**YOUR INSTRUCTIONS:**
Determine how many lines in these records hold "this". Only the number is wanted.

**DATASET ENTRIES:**
########

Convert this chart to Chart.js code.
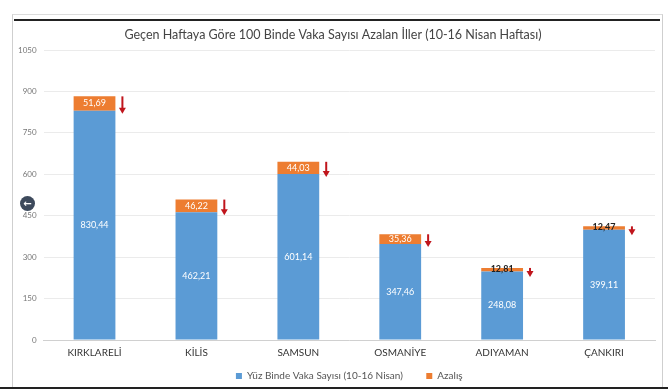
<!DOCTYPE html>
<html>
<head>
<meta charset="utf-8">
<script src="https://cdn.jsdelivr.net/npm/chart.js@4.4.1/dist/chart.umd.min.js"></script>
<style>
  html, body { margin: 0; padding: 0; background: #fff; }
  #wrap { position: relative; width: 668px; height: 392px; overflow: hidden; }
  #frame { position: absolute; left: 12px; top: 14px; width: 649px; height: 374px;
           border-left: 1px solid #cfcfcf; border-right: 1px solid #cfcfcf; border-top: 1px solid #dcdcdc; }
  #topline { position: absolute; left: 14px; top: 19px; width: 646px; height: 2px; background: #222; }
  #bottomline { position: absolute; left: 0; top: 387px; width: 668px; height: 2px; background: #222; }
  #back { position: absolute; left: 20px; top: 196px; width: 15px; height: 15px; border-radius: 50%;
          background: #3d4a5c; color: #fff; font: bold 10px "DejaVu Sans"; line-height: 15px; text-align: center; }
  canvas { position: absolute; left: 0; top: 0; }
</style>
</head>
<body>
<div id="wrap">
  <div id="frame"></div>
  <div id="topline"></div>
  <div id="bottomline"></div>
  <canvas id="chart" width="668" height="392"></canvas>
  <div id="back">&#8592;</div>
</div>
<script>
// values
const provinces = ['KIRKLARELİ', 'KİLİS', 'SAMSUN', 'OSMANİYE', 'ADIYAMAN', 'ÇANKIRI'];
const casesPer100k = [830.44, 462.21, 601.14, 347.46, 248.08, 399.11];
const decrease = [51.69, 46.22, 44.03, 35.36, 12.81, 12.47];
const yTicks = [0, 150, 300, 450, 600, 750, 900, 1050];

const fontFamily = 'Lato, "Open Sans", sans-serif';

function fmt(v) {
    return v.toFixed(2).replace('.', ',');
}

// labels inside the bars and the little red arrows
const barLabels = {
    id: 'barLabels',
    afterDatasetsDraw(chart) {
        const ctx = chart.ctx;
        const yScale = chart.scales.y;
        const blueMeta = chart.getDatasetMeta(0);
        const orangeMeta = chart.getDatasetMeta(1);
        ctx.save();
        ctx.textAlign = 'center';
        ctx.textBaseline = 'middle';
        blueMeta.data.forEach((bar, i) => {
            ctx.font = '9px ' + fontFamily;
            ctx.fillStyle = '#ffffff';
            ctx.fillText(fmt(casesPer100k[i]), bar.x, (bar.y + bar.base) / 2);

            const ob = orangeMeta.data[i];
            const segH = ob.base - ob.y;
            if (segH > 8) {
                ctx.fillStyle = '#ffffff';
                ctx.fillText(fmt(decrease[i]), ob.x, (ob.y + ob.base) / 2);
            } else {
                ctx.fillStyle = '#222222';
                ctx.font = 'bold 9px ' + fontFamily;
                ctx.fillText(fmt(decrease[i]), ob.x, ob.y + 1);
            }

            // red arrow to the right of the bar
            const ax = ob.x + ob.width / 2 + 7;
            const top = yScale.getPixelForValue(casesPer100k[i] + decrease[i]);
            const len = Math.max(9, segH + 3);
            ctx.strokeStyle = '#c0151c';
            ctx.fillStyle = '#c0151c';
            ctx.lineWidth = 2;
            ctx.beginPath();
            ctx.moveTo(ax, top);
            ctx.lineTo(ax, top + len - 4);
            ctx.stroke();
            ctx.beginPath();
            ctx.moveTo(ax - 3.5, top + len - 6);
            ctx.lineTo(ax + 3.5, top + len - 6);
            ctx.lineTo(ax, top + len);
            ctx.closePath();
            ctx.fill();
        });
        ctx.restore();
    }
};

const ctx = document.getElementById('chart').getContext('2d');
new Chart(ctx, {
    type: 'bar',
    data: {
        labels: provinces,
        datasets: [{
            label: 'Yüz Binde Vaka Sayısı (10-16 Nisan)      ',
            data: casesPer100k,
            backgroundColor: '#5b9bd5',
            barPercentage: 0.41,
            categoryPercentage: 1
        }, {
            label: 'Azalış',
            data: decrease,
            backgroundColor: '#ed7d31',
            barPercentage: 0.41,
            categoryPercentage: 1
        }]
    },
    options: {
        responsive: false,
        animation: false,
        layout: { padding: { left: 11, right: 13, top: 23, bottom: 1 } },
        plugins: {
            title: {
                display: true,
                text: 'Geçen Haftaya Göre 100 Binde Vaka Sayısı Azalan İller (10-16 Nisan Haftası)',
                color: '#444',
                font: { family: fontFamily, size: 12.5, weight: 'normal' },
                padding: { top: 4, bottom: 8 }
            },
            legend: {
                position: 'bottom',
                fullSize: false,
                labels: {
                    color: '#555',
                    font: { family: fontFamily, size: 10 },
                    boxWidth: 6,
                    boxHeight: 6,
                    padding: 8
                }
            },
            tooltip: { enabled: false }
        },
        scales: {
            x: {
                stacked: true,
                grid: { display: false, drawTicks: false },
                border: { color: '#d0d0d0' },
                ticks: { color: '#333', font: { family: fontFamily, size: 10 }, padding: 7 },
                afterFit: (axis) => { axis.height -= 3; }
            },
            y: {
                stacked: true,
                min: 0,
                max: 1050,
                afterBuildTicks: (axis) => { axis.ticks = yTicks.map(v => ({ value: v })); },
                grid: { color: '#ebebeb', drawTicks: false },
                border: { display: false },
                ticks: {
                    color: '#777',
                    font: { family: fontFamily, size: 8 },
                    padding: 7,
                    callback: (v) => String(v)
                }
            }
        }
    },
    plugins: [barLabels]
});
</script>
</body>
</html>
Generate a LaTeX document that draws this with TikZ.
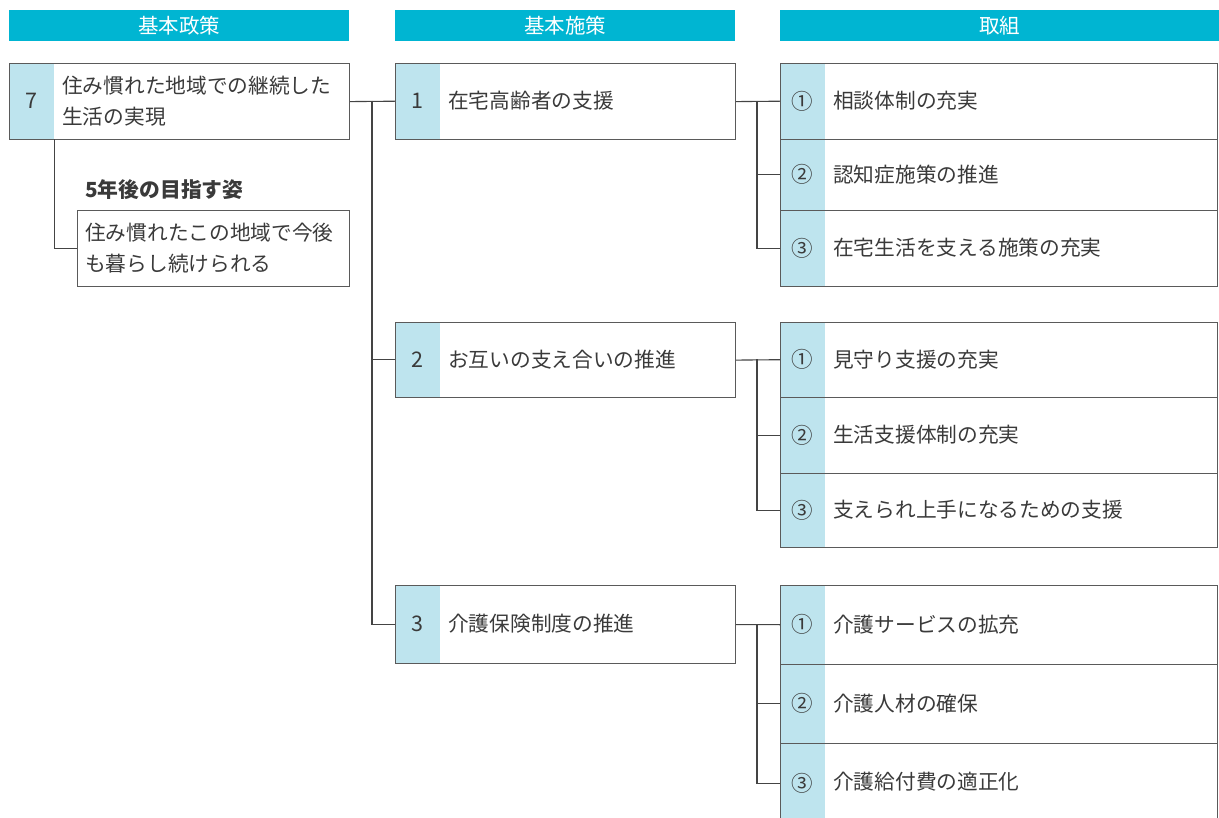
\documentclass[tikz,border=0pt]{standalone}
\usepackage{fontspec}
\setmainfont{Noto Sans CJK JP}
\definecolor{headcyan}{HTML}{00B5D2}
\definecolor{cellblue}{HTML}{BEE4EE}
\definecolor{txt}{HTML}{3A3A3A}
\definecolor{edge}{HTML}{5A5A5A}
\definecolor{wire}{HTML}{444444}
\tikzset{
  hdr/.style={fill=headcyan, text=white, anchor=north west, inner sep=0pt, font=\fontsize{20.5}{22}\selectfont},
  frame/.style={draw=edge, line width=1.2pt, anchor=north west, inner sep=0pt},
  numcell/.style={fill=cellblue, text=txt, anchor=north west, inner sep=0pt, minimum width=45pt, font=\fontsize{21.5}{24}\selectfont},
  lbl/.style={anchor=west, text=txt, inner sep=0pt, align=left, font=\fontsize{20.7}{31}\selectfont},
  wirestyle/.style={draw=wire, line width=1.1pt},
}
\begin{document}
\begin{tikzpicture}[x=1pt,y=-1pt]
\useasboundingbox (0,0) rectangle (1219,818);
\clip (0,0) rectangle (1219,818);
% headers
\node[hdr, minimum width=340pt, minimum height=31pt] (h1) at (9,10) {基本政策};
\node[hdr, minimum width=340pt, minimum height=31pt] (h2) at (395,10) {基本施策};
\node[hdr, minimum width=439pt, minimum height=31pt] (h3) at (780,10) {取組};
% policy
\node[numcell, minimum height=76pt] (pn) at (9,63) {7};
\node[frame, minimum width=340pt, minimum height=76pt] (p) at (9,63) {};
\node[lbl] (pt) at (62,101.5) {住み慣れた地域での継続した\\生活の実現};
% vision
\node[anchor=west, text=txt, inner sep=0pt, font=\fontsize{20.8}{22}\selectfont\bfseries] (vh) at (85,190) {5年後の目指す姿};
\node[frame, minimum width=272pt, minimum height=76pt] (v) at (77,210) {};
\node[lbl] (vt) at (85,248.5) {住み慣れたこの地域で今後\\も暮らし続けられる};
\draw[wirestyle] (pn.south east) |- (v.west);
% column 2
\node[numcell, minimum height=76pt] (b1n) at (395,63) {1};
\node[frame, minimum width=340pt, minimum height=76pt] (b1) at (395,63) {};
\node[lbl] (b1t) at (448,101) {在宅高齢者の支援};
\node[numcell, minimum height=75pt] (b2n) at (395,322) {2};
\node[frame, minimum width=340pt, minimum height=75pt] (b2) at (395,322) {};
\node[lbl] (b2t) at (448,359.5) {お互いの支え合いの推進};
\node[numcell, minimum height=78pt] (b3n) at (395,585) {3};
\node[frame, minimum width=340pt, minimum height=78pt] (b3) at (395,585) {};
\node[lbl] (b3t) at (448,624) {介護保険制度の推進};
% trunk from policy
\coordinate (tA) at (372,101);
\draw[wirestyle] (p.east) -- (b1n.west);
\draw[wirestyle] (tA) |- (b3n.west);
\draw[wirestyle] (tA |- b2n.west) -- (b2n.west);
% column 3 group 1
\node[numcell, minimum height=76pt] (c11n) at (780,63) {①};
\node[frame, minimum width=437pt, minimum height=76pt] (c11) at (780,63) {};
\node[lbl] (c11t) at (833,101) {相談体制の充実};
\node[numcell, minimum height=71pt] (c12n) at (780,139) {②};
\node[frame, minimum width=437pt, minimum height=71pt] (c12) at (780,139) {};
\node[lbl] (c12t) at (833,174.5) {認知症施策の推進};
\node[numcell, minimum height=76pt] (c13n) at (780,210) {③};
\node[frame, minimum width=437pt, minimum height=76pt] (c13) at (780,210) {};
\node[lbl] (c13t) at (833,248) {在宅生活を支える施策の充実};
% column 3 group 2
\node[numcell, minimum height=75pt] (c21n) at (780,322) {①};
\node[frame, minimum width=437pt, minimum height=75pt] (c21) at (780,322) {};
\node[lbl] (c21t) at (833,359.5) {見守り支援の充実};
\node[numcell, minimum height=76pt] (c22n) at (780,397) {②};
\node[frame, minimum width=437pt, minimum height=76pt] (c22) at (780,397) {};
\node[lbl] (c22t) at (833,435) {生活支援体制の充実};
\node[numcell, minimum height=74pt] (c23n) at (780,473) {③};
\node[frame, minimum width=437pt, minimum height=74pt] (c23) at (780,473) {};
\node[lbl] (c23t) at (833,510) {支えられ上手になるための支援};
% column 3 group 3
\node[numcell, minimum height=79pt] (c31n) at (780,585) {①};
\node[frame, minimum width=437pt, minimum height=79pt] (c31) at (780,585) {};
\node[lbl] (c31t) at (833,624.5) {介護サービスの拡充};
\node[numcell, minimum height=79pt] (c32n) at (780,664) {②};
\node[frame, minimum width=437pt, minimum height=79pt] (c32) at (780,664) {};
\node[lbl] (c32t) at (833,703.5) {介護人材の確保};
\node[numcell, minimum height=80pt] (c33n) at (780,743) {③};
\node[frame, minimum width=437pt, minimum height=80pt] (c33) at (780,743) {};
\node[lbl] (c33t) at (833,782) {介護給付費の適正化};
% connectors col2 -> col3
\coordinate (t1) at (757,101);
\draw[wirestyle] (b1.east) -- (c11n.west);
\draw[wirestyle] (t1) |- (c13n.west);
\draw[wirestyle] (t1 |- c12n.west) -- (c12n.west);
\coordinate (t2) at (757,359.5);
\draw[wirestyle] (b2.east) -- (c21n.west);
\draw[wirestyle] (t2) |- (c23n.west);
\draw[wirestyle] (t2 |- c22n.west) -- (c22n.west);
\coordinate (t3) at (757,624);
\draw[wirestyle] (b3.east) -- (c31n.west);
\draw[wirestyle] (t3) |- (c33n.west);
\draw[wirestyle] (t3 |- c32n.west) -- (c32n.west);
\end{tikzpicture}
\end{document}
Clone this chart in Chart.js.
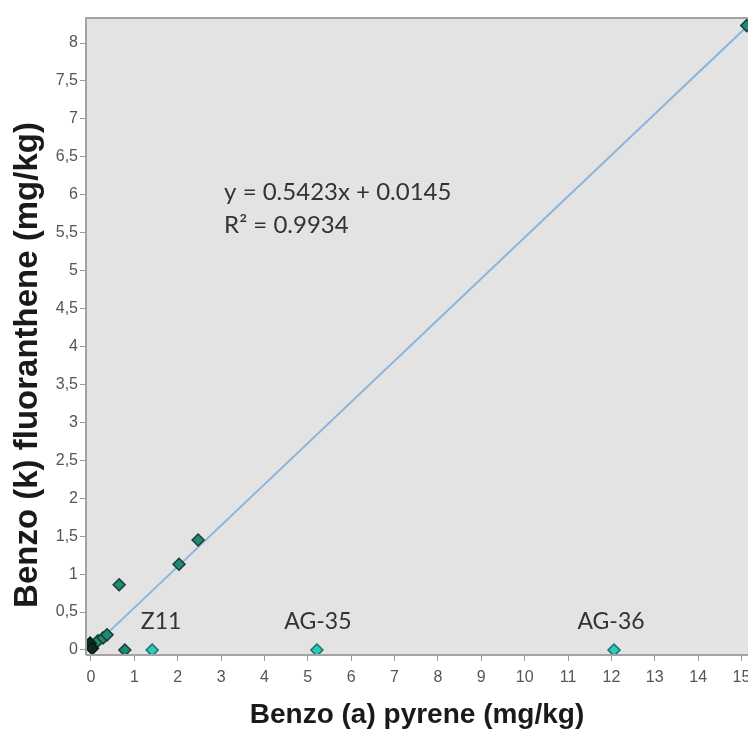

########

**SOLUTION TO THE PROBLEM:**
3